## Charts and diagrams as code
▶

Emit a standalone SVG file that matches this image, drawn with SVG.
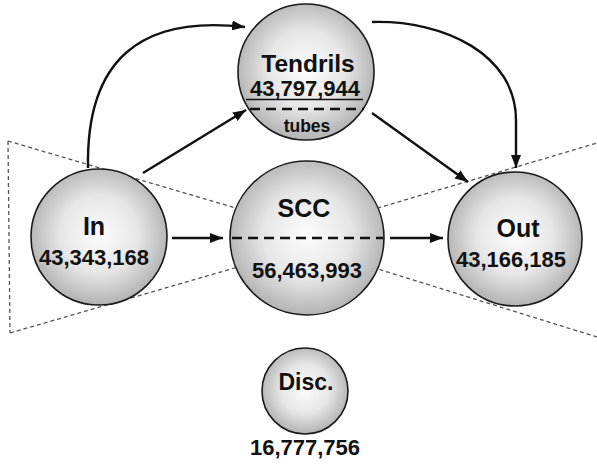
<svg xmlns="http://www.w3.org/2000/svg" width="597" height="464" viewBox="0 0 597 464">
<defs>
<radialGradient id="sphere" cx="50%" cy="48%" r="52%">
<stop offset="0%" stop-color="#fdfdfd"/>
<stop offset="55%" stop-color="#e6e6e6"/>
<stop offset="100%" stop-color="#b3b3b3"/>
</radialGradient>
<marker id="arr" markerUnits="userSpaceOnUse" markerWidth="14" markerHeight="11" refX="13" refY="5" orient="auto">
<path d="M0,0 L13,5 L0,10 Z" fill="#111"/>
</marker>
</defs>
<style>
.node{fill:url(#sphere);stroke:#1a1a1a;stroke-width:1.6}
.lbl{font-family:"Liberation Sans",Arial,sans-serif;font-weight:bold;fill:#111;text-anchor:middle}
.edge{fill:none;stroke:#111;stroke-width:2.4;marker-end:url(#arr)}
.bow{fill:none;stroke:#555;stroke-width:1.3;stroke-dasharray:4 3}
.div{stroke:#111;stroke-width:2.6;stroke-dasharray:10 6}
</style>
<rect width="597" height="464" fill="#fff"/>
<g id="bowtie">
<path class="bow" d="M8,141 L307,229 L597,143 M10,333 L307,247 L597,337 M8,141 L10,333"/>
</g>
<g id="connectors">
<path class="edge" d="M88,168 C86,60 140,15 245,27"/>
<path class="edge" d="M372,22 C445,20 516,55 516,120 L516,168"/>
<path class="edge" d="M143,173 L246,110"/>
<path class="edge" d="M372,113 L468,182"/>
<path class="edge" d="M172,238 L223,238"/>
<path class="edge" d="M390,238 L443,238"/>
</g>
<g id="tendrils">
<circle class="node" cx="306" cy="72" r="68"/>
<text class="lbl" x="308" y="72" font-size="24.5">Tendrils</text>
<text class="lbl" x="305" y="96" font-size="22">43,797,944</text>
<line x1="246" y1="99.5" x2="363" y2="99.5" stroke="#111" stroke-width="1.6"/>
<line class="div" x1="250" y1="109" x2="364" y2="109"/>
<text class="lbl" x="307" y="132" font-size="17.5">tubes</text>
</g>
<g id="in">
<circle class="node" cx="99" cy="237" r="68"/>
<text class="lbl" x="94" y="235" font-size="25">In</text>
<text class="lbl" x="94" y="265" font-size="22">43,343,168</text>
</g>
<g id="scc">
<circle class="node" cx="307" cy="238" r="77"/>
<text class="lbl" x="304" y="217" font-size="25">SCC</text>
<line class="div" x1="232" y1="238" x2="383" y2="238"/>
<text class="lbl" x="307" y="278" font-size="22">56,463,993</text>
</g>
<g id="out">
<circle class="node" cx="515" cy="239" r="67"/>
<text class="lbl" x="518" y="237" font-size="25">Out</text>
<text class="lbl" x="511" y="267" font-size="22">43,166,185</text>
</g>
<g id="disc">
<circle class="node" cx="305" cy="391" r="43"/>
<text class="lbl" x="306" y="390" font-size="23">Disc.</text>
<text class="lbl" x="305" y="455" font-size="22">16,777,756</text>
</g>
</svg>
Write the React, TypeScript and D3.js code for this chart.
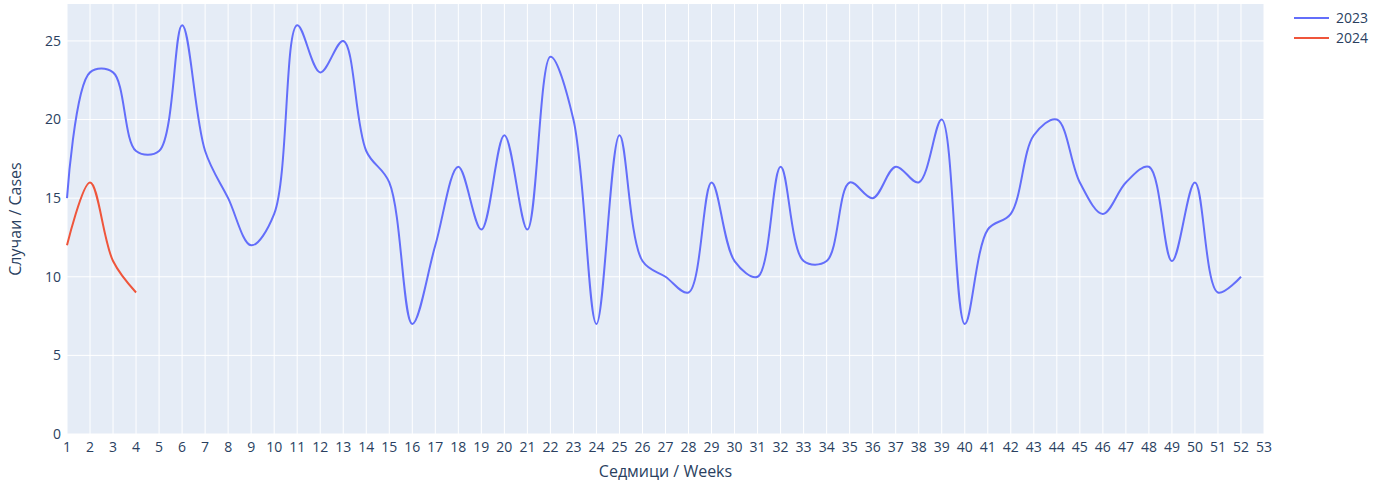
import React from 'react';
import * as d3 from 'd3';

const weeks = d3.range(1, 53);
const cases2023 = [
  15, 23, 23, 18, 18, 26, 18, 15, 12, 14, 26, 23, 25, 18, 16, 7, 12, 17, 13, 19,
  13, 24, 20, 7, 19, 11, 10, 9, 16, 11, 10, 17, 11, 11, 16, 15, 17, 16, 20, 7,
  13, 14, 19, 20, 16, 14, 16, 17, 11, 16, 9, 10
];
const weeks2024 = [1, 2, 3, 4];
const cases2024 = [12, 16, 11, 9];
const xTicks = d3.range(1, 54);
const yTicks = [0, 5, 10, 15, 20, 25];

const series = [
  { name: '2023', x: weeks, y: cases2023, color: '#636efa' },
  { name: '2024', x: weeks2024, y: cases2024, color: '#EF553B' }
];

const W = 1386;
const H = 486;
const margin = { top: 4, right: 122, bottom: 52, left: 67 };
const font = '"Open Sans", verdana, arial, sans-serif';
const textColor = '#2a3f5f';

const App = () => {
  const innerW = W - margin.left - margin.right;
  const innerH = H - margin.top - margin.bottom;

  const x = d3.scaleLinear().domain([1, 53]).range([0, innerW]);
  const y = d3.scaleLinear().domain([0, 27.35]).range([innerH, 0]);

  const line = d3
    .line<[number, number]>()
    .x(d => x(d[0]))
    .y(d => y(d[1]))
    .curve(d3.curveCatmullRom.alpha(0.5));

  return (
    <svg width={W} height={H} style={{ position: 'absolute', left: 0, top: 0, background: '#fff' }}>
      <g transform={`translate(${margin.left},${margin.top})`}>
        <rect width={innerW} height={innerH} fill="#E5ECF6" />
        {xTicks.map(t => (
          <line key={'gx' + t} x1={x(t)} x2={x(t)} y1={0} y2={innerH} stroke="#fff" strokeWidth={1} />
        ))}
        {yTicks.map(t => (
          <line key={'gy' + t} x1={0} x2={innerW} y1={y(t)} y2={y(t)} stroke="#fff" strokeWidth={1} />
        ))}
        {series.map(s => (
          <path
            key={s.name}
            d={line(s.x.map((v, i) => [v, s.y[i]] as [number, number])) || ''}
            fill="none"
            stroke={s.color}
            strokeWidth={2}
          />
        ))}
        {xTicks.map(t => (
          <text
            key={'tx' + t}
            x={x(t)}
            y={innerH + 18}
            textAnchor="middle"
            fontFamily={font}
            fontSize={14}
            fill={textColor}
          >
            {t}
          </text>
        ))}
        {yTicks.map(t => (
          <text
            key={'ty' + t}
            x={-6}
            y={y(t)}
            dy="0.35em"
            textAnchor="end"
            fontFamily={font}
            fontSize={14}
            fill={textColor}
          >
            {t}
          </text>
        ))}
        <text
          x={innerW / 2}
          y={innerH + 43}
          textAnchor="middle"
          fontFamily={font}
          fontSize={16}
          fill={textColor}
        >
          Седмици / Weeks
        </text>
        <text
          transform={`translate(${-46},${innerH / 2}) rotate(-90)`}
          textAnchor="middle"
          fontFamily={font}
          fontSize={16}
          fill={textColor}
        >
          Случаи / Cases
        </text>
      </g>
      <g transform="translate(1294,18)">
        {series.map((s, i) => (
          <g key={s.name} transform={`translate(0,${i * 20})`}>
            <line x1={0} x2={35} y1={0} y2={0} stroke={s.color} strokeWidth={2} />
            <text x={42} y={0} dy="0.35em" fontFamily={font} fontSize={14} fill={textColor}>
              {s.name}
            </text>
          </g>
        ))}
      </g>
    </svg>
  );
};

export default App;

◀

Each record above should be copied character for character, with pictures dropped.

Emit a standalone SVG file that matches this image, drawn with SVG.
<svg xmlns="http://www.w3.org/2000/svg" width="597" height="464" viewBox="0 0 597 464">
<defs>
<radialGradient id="sphere" cx="50%" cy="48%" r="52%">
<stop offset="0%" stop-color="#fdfdfd"/>
<stop offset="55%" stop-color="#e6e6e6"/>
<stop offset="100%" stop-color="#b3b3b3"/>
</radialGradient>
<marker id="arr" markerUnits="userSpaceOnUse" markerWidth="14" markerHeight="11" refX="13" refY="5" orient="auto">
<path d="M0,0 L13,5 L0,10 Z" fill="#111"/>
</marker>
</defs>
<style>
.node{fill:url(#sphere);stroke:#1a1a1a;stroke-width:1.6}
.lbl{font-family:"Liberation Sans",Arial,sans-serif;font-weight:bold;fill:#111;text-anchor:middle}
.edge{fill:none;stroke:#111;stroke-width:2.4;marker-end:url(#arr)}
.bow{fill:none;stroke:#555;stroke-width:1.3;stroke-dasharray:4 3}
.div{stroke:#111;stroke-width:2.6;stroke-dasharray:10 6}
</style>
<rect width="597" height="464" fill="#fff"/>
<g id="bowtie">
<path class="bow" d="M8,141 L307,229 L597,143 M10,333 L307,247 L597,337 M8,141 L10,333"/>
</g>
<g id="connectors">
<path class="edge" d="M88,168 C86,60 140,15 245,27"/>
<path class="edge" d="M372,22 C445,20 516,55 516,120 L516,168"/>
<path class="edge" d="M143,173 L246,110"/>
<path class="edge" d="M372,113 L468,182"/>
<path class="edge" d="M172,238 L223,238"/>
<path class="edge" d="M390,238 L443,238"/>
</g>
<g id="tendrils">
<circle class="node" cx="306" cy="72" r="68"/>
<text class="lbl" x="308" y="72" font-size="24.5">Tendrils</text>
<text class="lbl" x="305" y="96" font-size="22">43,797,944</text>
<line x1="246" y1="99.5" x2="363" y2="99.5" stroke="#111" stroke-width="1.6"/>
<line class="div" x1="250" y1="109" x2="364" y2="109"/>
<text class="lbl" x="307" y="132" font-size="17.5">tubes</text>
</g>
<g id="in">
<circle class="node" cx="99" cy="237" r="68"/>
<text class="lbl" x="94" y="235" font-size="25">In</text>
<text class="lbl" x="94" y="265" font-size="22">43,343,168</text>
</g>
<g id="scc">
<circle class="node" cx="307" cy="238" r="77"/>
<text class="lbl" x="304" y="217" font-size="25">SCC</text>
<line class="div" x1="232" y1="238" x2="383" y2="238"/>
<text class="lbl" x="307" y="278" font-size="22">56,463,993</text>
</g>
<g id="out">
<circle class="node" cx="515" cy="239" r="67"/>
<text class="lbl" x="518" y="237" font-size="25">Out</text>
<text class="lbl" x="511" y="267" font-size="22">43,166,185</text>
</g>
<g id="disc">
<circle class="node" cx="305" cy="391" r="43"/>
<text class="lbl" x="306" y="390" font-size="23">Disc.</text>
<text class="lbl" x="305" y="455" font-size="22">16,777,756</text>
</g>
</svg>
Write the React, TypeScript and D3.js code for this chart.
import React from 'react';
import * as d3 from 'd3';

const weeks = d3.range(1, 53);
const cases2023 = [
  15, 23, 23, 18, 18, 26, 18, 15, 12, 14, 26, 23, 25, 18, 16, 7, 12, 17, 13, 19,
  13, 24, 20, 7, 19, 11, 10, 9, 16, 11, 10, 17, 11, 11, 16, 15, 17, 16, 20, 7,
  13, 14, 19, 20, 16, 14, 16, 17, 11, 16, 9, 10
];
const weeks2024 = [1, 2, 3, 4];
const cases2024 = [12, 16, 11, 9];
const xTicks = d3.range(1, 54);
const yTicks = [0, 5, 10, 15, 20, 25];

const series = [
  { name: '2023', x: weeks, y: cases2023, color: '#636efa' },
  { name: '2024', x: weeks2024, y: cases2024, color: '#EF553B' }
];

const W = 1386;
const H = 486;
const margin = { top: 4, right: 122, bottom: 52, left: 67 };
const font = '"Open Sans", verdana, arial, sans-serif';
const textColor = '#2a3f5f';

const App = () => {
  const innerW = W - margin.left - margin.right;
  const innerH = H - margin.top - margin.bottom;

  const x = d3.scaleLinear().domain([1, 53]).range([0, innerW]);
  const y = d3.scaleLinear().domain([0, 27.35]).range([innerH, 0]);

  const line = d3
    .line<[number, number]>()
    .x(d => x(d[0]))
    .y(d => y(d[1]))
    .curve(d3.curveCatmullRom.alpha(0.5));

  return (
    <svg width={W} height={H} style={{ position: 'absolute', left: 0, top: 0, background: '#fff' }}>
      <g transform={`translate(${margin.left},${margin.top})`}>
        <rect width={innerW} height={innerH} fill="#E5ECF6" />
        {xTicks.map(t => (
          <line key={'gx' + t} x1={x(t)} x2={x(t)} y1={0} y2={innerH} stroke="#fff" strokeWidth={1} />
        ))}
        {yTicks.map(t => (
          <line key={'gy' + t} x1={0} x2={innerW} y1={y(t)} y2={y(t)} stroke="#fff" strokeWidth={1} />
        ))}
        {series.map(s => (
          <path
            key={s.name}
            d={line(s.x.map((v, i) => [v, s.y[i]] as [number, number])) || ''}
            fill="none"
            stroke={s.color}
            strokeWidth={2}
          />
        ))}
        {xTicks.map(t => (
          <text
            key={'tx' + t}
            x={x(t)}
            y={innerH + 18}
            textAnchor="middle"
            fontFamily={font}
            fontSize={14}
            fill={textColor}
          >
            {t}
          </text>
        ))}
        {yTicks.map(t => (
          <text
            key={'ty' + t}
            x={-6}
            y={y(t)}
            dy="0.35em"
            textAnchor="end"
            fontFamily={font}
            fontSize={14}
            fill={textColor}
          >
            {t}
          </text>
        ))}
        <text
          x={innerW / 2}
          y={innerH + 43}
          textAnchor="middle"
          fontFamily={font}
          fontSize={16}
          fill={textColor}
        >
          Седмици / Weeks
        </text>
        <text
          transform={`translate(${-46},${innerH / 2}) rotate(-90)`}
          textAnchor="middle"
          fontFamily={font}
          fontSize={16}
          fill={textColor}
        >
          Случаи / Cases
        </text>
      </g>
      <g transform="translate(1294,18)">
        {series.map((s, i) => (
          <g key={s.name} transform={`translate(0,${i * 20})`}>
            <line x1={0} x2={35} y1={0} y2={0} stroke={s.color} strokeWidth={2} />
            <text x={42} y={0} dy="0.35em" fontFamily={font} fontSize={14} fill={textColor}>
              {s.name}
            </text>
          </g>
        ))}
      </g>
    </svg>
  );
};

export default App;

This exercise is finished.